Кроме мировой истории человечества, существует мировая история души каждого человека. Микрокосм этой души так же неисчерпаем, как и макрокосм совокупной человеческой истории. Кафку обычно представляют как художника боли, отчаяния, страдания, тревоги, страха, бессмысленности и абсурда бытия. Реже говорят о Кафке-вестнике, визионере, пророке, предвидевшем и предсказавшем трагедии ХХ века. Еще реже — о Кафке-философе, наследнике Киркегора, пишущем новую книгу Иова.

Было бы неверным изображать Кафку художником поверженного человека, хотя поверженный человек — главный его герой. Кафка — учитель жизни и ясновидец, моралист и обличитель, мастер гротеска и психолог-виртуоз. Главное же, Кафка — писатель глубин, исследователь катакомб и пещер человеческого духа, искатель чудесных лучей, позволяющих увидеть за поверхностью жизни ее сокровенную суть.

Кафка в литературе такой же гигант, как Коперник или Ньютон в науке. Как все великие модернисты, Кафка вошел в мировую литературу благодаря сочетанию нового ви, дения мира, глубочайшей философичности и свойственной только ему неповторимой стилистике. Если его стиль вырабатывался на протяжении целого десятилетия, то философский подход к человеческому существованию выражен уже в сборнике «Betrachtung», в котором речь идет не о медитации или созерцании, как можно перевести название, но о взгляде на мир, как на мировой спектакль, в котором все мы — паяцы. Здесь уже налицо будущий квиетизм Кафки, его убеждение в том, что всякое действие бесполезно и что всё — суета сует, в которой лучше не принимать участия.

Кстати, он категорически отказывался от проповедничества, полагая, что обобщение всегда лжет, подавляет, что угнетение начинается с торжества Истины над Человеком. Он категорически отказывался обнародовать свои убеждения, ограничиваясь лишь своими колебаниями и сомнениями. Кафка вообще считал себя недостаточно мудрым, дабы наставлять мудрости, в отличие от профессионалов философских ранжиров и фаланг. Как и Артур Шопенгауэр, он был постоянно не в ладу с собой. Как и Шопенгауэр, уравновешивал страх смерти страхом жизни.
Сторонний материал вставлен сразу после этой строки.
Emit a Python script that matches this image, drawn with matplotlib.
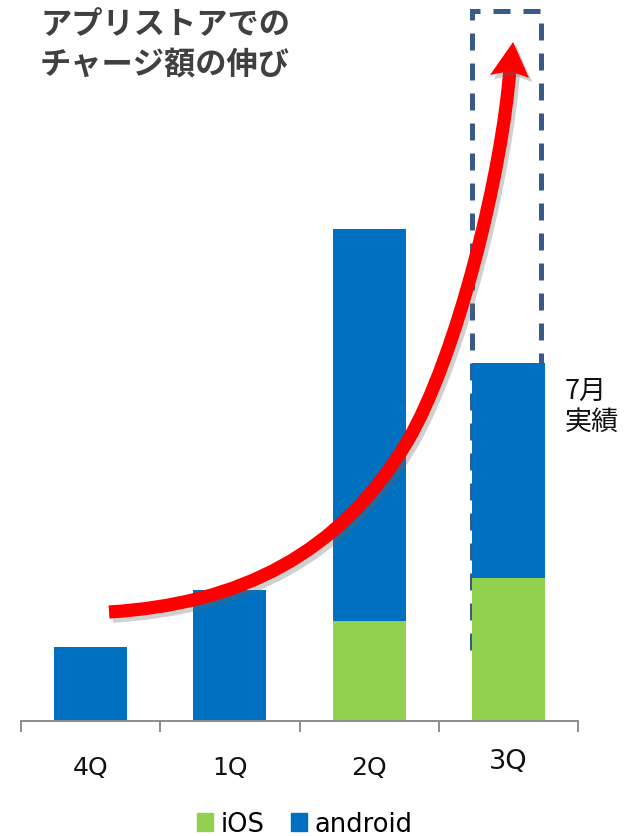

Трудно выносить такую степень опустошенности, когда страх смерти преодолевается страхом жизни. Несмотря на горькие слова Кафки, что он «навеки прикован к самому себе», он столь же часто чувствовал, что «не очень способен выносить полнейшее одиночество».
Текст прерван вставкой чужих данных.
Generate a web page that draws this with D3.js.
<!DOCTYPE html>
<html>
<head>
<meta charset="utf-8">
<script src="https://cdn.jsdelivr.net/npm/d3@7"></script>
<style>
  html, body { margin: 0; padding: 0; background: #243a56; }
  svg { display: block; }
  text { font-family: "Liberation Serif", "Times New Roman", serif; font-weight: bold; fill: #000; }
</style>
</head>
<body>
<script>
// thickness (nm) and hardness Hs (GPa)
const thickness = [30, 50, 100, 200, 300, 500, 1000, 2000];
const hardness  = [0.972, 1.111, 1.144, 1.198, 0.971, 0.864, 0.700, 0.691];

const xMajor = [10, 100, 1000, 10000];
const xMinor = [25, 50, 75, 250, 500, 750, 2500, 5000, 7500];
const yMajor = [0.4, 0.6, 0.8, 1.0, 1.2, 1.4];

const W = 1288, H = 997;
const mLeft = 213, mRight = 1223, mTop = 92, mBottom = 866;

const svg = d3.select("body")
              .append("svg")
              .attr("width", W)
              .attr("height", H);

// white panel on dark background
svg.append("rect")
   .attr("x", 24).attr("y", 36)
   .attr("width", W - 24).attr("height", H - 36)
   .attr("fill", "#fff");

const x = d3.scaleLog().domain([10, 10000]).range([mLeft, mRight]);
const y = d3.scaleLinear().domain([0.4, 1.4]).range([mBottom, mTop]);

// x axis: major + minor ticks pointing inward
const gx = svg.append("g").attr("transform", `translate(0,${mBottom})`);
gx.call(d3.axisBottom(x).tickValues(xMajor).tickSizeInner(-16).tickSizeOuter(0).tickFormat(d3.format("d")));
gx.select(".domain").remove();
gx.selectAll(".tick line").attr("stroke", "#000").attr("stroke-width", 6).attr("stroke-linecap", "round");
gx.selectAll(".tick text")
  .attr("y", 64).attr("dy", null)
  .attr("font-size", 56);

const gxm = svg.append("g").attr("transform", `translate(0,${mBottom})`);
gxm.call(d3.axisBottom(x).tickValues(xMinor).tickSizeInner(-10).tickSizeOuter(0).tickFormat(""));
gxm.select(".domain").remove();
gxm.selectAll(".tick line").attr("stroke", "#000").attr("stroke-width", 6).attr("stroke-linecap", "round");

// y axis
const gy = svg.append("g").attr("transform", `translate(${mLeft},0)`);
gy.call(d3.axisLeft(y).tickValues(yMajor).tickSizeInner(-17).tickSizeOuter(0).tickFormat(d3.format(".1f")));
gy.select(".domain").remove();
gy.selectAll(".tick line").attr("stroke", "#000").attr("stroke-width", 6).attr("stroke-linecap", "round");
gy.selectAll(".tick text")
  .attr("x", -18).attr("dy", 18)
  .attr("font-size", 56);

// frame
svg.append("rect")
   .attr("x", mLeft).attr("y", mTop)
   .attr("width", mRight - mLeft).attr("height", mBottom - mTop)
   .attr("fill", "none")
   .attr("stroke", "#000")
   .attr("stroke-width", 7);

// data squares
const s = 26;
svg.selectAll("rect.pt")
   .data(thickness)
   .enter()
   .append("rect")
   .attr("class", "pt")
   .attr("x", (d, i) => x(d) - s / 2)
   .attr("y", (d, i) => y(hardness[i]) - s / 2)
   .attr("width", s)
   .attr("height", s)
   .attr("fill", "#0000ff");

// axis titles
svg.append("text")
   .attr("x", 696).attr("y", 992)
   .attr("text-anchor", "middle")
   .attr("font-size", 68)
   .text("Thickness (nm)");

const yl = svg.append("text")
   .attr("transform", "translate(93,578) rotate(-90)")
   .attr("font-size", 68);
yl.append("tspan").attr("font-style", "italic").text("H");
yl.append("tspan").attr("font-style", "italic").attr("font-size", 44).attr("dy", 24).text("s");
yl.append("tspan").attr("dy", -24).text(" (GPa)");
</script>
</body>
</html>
Это тоже сближает его с Шопенгауэром, как и отношение к жизни как к пелене, сну, покрывалу Майи. Магия, миф, сон — вот глубинные сущности подлинного реализма.

Искусство Франца Кафки — это искусство прóклятого мира, его сознание — сознание этого проклятья. Такие безумцы, как он, видят мир очень ясно, яснее здоровых. Форма, покров, оболочка, шкура для них как бы исчезают. Ничто уже не мешает зреть самое сущность, нутро.

В своем постижении человеческой несвободы модернизм стал продолжением философии жизни в искусстве. Он отразил то, что почти всегда ускользало от реалистов, — подчиненность человека внутренним иррациональным силам, которые трудно преодолеть и с которыми опасно бороться. Вырвав человека из общества, из истории, из времени, из пространства, модернизм вскрыл его внутренний мир, оставив за дверьми морга, как излишнюю одежду, его социальность, рациональность, рассудочность, идеологичность.

Философия в образах — сила ее воздействия максимальна. Видимо, философия грядущего будет именно такой: слияние образа с идеей.

Прикованный личной болью к трагедии жизни, Кафка острее других ощущал абсурдную компоненту бытия. Ведь страдание делает человека визионером. Бесцельность пережитого зла превратила его в пророка пессимизма. Как ягель накапливает продукты ядерных взрывов, так он копил в себе абсурд существования. И то, что из этого накопления получилось, — было не просто новым искусством, это была новая модель мироздания — субъективная, но неопровержимая.

Кафкианская модель мира неоднозначна, конъюнктивна, полисемична, любая ее однозначная трактовка недостаточна. Даже дисгармоничность, даже фундаментальность одиночества и отчуждения, даже сущностная антиномичность личности и общества, даже принципиальная непознаваемость бытия — только тенденциозные трактовки. Ведь логика абсурда может быть воспринята как глубочайшая сатира, а враждебность мира человеку — как величайшая боль! В отличие от Джойса, даже трагедийность Кафки неокончательна: изучая метафизические проблемы жизни и смерти, он ведь не решает их, но оставляет решение нам.

Когда Томас Манн дал одну из книг Кафки Альберту Эйнштейну, последний вскоре вернул ее со словами: «Я не смог прочитать ее, ум человека недостаточно к этому готов». Дело не в том, что Кафка был недоступен его пониманию, — просто несовместимость структур личностей препятствовала резонансу предельно амбивалентного и напряженного «мира Кафки» со «здоровым», не склонным к излишней рефлексии «миром Эйнштейна».